L’obbligo alla solidarietà – o quello che le due studiose hanno chiamato “familismo forzato” – tiene insieme le famiglie e consente loro di sopravvivere. In questo sistema le donne esercitano un matriarcato che non implica alcun esercizio di autonomia e di potere: “Se volessero rendersi autonome da queste grandi famiglie allargate – dice Enrica Morlicchio - difficilmente potrebbero farlo perché quello delle donne è un ruolo di gestione di risorse guadagnate da altri, e anche se alcune di loro sono impegnate nell’economia irregolare danno un apporto in termini di reddito tutto irrisorio”. Il loro è un potere che “appare più come un sovraccarico di responsabilità che come vero potere”, chiarisce la sociologa Chiara Saraceno nell’introduzione al libro: “È inoltre mediato con il principale procacciatore di reddito. È l’essere sua moglie che dà alla donna questo potere/responsabilità, non la propria individuale competenza e risorse”.

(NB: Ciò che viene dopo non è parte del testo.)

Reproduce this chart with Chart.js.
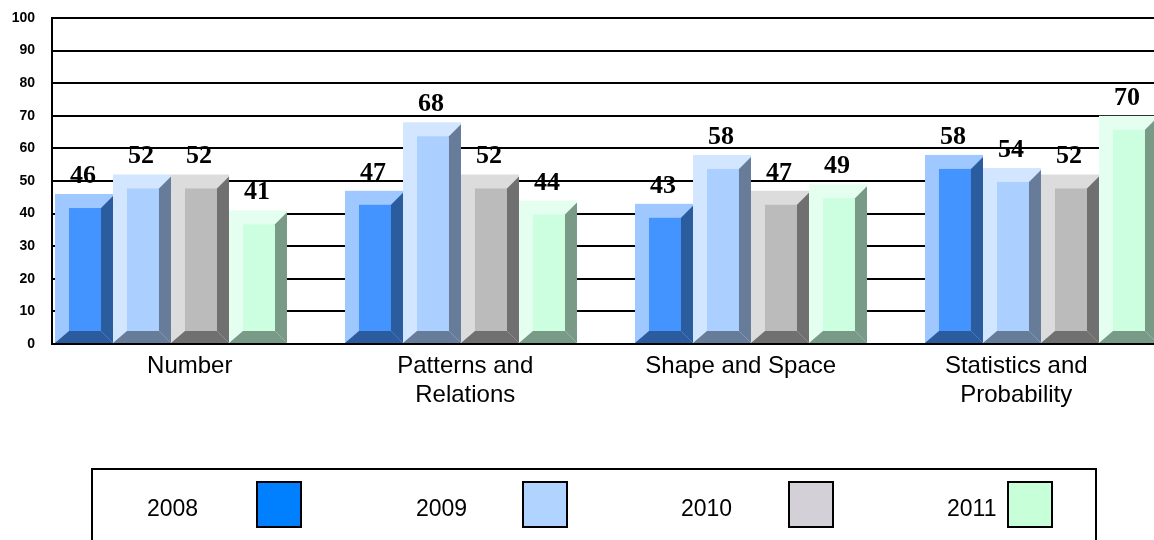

C’è una forte presenza di casalinghe anche nelle fasce di età giovanile. Nel Mezzogiorno il tasso di attività femminile è pari al 37,2% a fronte del 58% del Nord: un dato che viene interpretato da Enrica Morlicchio come dovuto non solo a una pressione dei modelli culturali ma anche a un vero e proprio scoraggiamento legato alle scarse opportunità occupazionali. Al Sud il tasso di occupazione femminile è del 30%, mentre invece al Nord è del 55%, con uno scarto di 25 punti percentuali. Nella fascia di età 15-34 anni, in Campania, una donna su tre è disoccupata. Se si considerano tutte le donne in età di lavoro – e non solo le giovani - è nel Mezzogiorno del 20% e nel Nord del 5%, in Italia del 10%. “Questo significa – dice Enrica Morlicchio - che le donne nel Mezzogiorno hanno una probabilità che è quadrupla rispetto a quelle del Nord di essere disoccupate. Quindi, o non si affacciano proprio sul mercato del lavoro, cioè non cercano attivamente il lavoro, oppure quando lo cercano hanno una probabilità molto elevata di essere disoccupate”.